# EXERCISE REQUIREMENTS
Return precisely the span of lines from the top of the material below to the line containing "const xMinorTicks = [1.5, 4.5, 7.5, 10.5, 13.5];", both included. Pictures are excluded.

# SUPPLIED INFORMATION
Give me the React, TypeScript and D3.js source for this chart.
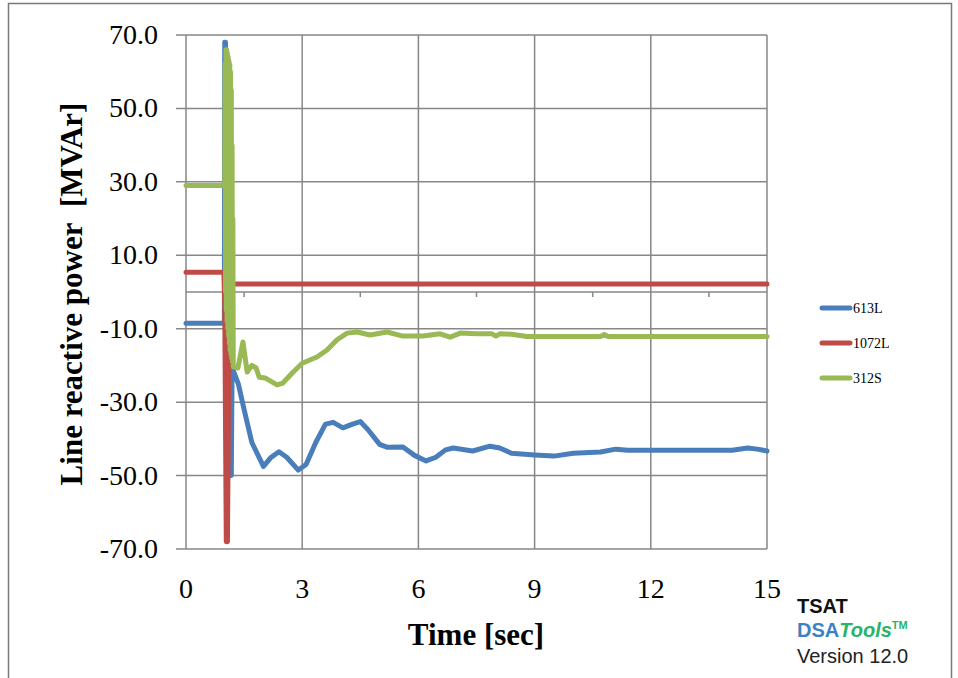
import React from "react";
import * as d3 from "d3";

const timeBlue = [0, 0.99, 1.0, 1.02, 1.05, 1.1, 1.14, 1.17, 1.19, 1.35, 1.5, 1.7, 2.0, 2.2, 2.4, 2.6, 2.9, 3.1, 3.35, 3.6, 3.8, 4.05, 4.3, 4.5, 4.7, 5.0, 5.2, 5.6, 5.9, 6.2, 6.45, 6.7, 6.9, 7.4, 7.85, 8.1, 8.4, 9.0, 9.5, 10.0, 10.7, 11.1, 11.4, 12, 13, 14.1, 14.5, 14.75, 15];
const value613L = [-8.5, -8.5, 68, 68, 30, -10, -50, -50, -20.5, -25, -32, -41, -47.5, -45, -43.5, -45, -48.5, -47, -41, -36, -35.5, -37, -36, -35.3, -37.5, -41.5, -42.3, -42.2, -44.5, -46, -45, -43, -42.5, -43.3, -42, -42.5, -43.9, -44.4, -44.7, -43.9, -43.6, -42.8, -43.1, -43.1, -43.1, -43.1, -42.5, -42.8, -43.3];

const timeRed = [0, 0.98, 1.0, 1.04, 1.07, 1.12, 15];
const value1072L = [5.4, 5.4, -3, -68, -68, 2.2, 2.2];

const timeGreen = [0, 1.0, 1.01, 1.02, 1.03, 1.04, 1.05, 1.06, 1.07, 1.08, 1.09, 1.1, 1.11, 1.12, 1.13, 1.14, 1.15, 1.16, 1.17, 1.18, 1.19, 1.2, 1.21, 1.22, 1.34, 1.47, 1.58, 1.7, 1.81, 1.89, 2.04, 2.35, 2.5, 2.75, 3.0, 3.38, 3.64, 3.9, 4.16, 4.42, 4.75, 5.19, 5.6, 6.12, 6.56, 6.82, 7.08, 7.5, 7.9, 8.0, 8.1, 8.4, 8.8, 10.7, 10.8, 10.9, 15];
const value312S = [29, 29, 62, 0, 66, -5, 66, -8, 65, -10, 64, -12, 63, -14, 62, -16, 60, -17, 55, -18, 40, -19, 20, -20.4, -20.7, -13.6, -21.8, -20, -20.7, -23.2, -23.4, -25.3, -24.8, -22, -19.4, -17.7, -15.8, -13, -11.2, -10.9, -11.7, -10.9, -12, -12, -11.4, -12.3, -11.2, -11.4, -11.4, -12, -11.4, -11.5, -12.1, -12.1, -11.6, -12.1, -12.1];

const seriesNames = ["613L", "1072L", "312S"];
const seriesColors = ["#4a7ebb", "#be4b48", "#98b954"];
const xTicks = [0, 3, 6, 9, 12, 15];
const yTicks = [-70, -50, -30, -10, 10, 30, 50, 70];
const xMinorTicks = [1.5, 4.5, 7.5, 10.5, 13.5];

const W = 958;
const H = 678;
const plot = { left: 186, right: 767, top: 35, bottom: 549 };

export default function App() {
  const x = d3.scaleLinear().domain([0, 15]).range([plot.left, plot.right]);
  const y = d3.scaleLinear().domain([-70, 70]).range([plot.bottom, plot.top]);
  const line = d3
    .line<[number, number]>()
    .x((d) => x(d[0]))
    .y((d) => y(d[1]));

  const series = [
    timeBlue.map((t, i) => [t, value613L[i]] as [number, number]),
    timeRed.map((t, i) => [t, value1072L[i]] as [number, number]),
    timeGreen.map((t, i) => [t, value312S[i]] as [number, number]),
  ];

  const grid = "#878787";
  const serif = "'Liberation Serif', 'Times New Roman', serif";
  const sans = "'Liberation Sans', Arial, sans-serif";

  return (
    <svg
      width={W}
      height={H}
      style={{ position: "absolute", left: 0, top: 0, background: "#fff" }}
    >
      <rect x={0} y={0} width={W} height={H} fill="#fff" />
      <rect x={8.5} y={3.5} width={943} height={720} fill="none" stroke="#7a7a7a" strokeWidth={1.5} />

      {yTicks.map((v) => (
        <line key={"gy" + v} x1={plot.left - 10} x2={plot.right} y1={y(v)} y2={y(v)} stroke={grid} strokeWidth={1.5} />
      ))}
      {xTicks.map((v) => (
        <line key={"gx" + v} x1={x(v)} x2={x(v)} y1={plot.top} y2={plot.bottom} stroke={grid} strokeWidth={1.5} />
      ))}
      <line x1={plot.left} x2={plot.right} y1={y(0)} y2={y(0)} stroke={grid} strokeWidth={1.5} />
      {xMinorTicks.map((v) => (
        <line key={"mt" + v} x1={x(v)} x2={x(v)} y1={y(0)} y2={y(0) + 5} stroke={grid} strokeWidth={1.5} />
      ))}

      {yTicks.map((v) => (
        <text key={"ly" + v} x={158} y={y(v) + 9} textAnchor="end" fontFamily={serif} fontSize={28} fill="#000">
          {v.toFixed(1)}
        </text>
      ))}
      {xTicks.map((v) => (
        <text key={"lx" + v} x={x(v)} y={598} textAnchor="middle" fontFamily={serif} fontSize={28} fill="#000">
          {v}
        </text>
      ))}

      {series.map((s, i) => (
        <path
          key={seriesNames[i]}
          d={line(s) || ""}
          fill="none"
          stroke={seriesColors[i]}
          strokeWidth={5}
          strokeLinejoin="round"
          strokeLinecap="round"
        />
      ))}

      <text x={476} y={645} textAnchor="middle" fontFamily={serif} fontWeight="bold" fontSize={31} fill="#000">
        Time [sec]
      </text>
      <text
        transform={`translate(82,294) rotate(-90)`}
        textAnchor="middle"
        fontFamily={serif}
        fontWeight="bold"
        fontSize={31}
        fill="#000"
        style={{ whiteSpace: "pre" }}
      >
        {"Line reactive power\u00a0 [MVAr]"}
      </text>

      {seriesNames.map((n, i) => (
        <g key={"lg" + n} transform={`translate(0,${308 + i * 35})`}>
          <line x1={822} x2={850} y1={0} y2={0} stroke={seriesColors[i]} strokeWidth={5} strokeLinecap="round" />
          <text x={853} y={5} fontFamily={serif} fontSize={14} fill="#000">
            {n}
          </text>
        </g>
      ))}

      <text x={797} y={613} fontFamily={sans} fontWeight="bold" fontSize={20} fill="#111">
        TSAT
      </text>
      <text x={797} y={637} fontFamily={sans} fontWeight="bold" fontSize={20}>
        <tspan fill="#3b82c4">DSA</tspan>
        <tspan fill="#2ab36b" fontStyle="italic">Tools</tspan>
        <tspan fill="#2ab36b" fontSize={11} dy={-8}>TM</tspan>
      </text>
      <text x={797} y={663} fontFamily={sans} fontSize={20} fill="#222">
        Version 12.0
      </text>
    </svg>
  );
}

# CORRECT RESPONSE
Give me the React, TypeScript and D3.js source for this chart.
import React from "react";
import * as d3 from "d3";

const timeBlue = [0, 0.99, 1.0, 1.02, 1.05, 1.1, 1.14, 1.17, 1.19, 1.35, 1.5, 1.7, 2.0, 2.2, 2.4, 2.6, 2.9, 3.1, 3.35, 3.6, 3.8, 4.05, 4.3, 4.5, 4.7, 5.0, 5.2, 5.6, 5.9, 6.2, 6.45, 6.7, 6.9, 7.4, 7.85, 8.1, 8.4, 9.0, 9.5, 10.0, 10.7, 11.1, 11.4, 12, 13, 14.1, 14.5, 14.75, 15];
const value613L = [-8.5, -8.5, 68, 68, 30, -10, -50, -50, -20.5, -25, -32, -41, -47.5, -45, -43.5, -45, -48.5, -47, -41, -36, -35.5, -37, -36, -35.3, -37.5, -41.5, -42.3, -42.2, -44.5, -46, -45, -43, -42.5, -43.3, -42, -42.5, -43.9, -44.4, -44.7, -43.9, -43.6, -42.8, -43.1, -43.1, -43.1, -43.1, -42.5, -42.8, -43.3];

const timeRed = [0, 0.98, 1.0, 1.04, 1.07, 1.12, 15];
const value1072L = [5.4, 5.4, -3, -68, -68, 2.2, 2.2];

const timeGreen = [0, 1.0, 1.01, 1.02, 1.03, 1.04, 1.05, 1.06, 1.07, 1.08, 1.09, 1.1, 1.11, 1.12, 1.13, 1.14, 1.15, 1.16, 1.17, 1.18, 1.19, 1.2, 1.21, 1.22, 1.34, 1.47, 1.58, 1.7, 1.81, 1.89, 2.04, 2.35, 2.5, 2.75, 3.0, 3.38, 3.64, 3.9, 4.16, 4.42, 4.75, 5.19, 5.6, 6.12, 6.56, 6.82, 7.08, 7.5, 7.9, 8.0, 8.1, 8.4, 8.8, 10.7, 10.8, 10.9, 15];
const value312S = [29, 29, 62, 0, 66, -5, 66, -8, 65, -10, 64, -12, 63, -14, 62, -16, 60, -17, 55, -18, 40, -19, 20, -20.4, -20.7, -13.6, -21.8, -20, -20.7, -23.2, -23.4, -25.3, -24.8, -22, -19.4, -17.7, -15.8, -13, -11.2, -10.9, -11.7, -10.9, -12, -12, -11.4, -12.3, -11.2, -11.4, -11.4, -12, -11.4, -11.5, -12.1, -12.1, -11.6, -12.1, -12.1];

const seriesNames = ["613L", "1072L", "312S"];
const seriesColors = ["#4a7ebb", "#be4b48", "#98b954"];
const xTicks = [0, 3, 6, 9, 12, 15];
const yTicks = [-70, -50, -30, -10, 10, 30, 50, 70];
const xMinorTicks = [1.5, 4.5, 7.5, 10.5, 13.5];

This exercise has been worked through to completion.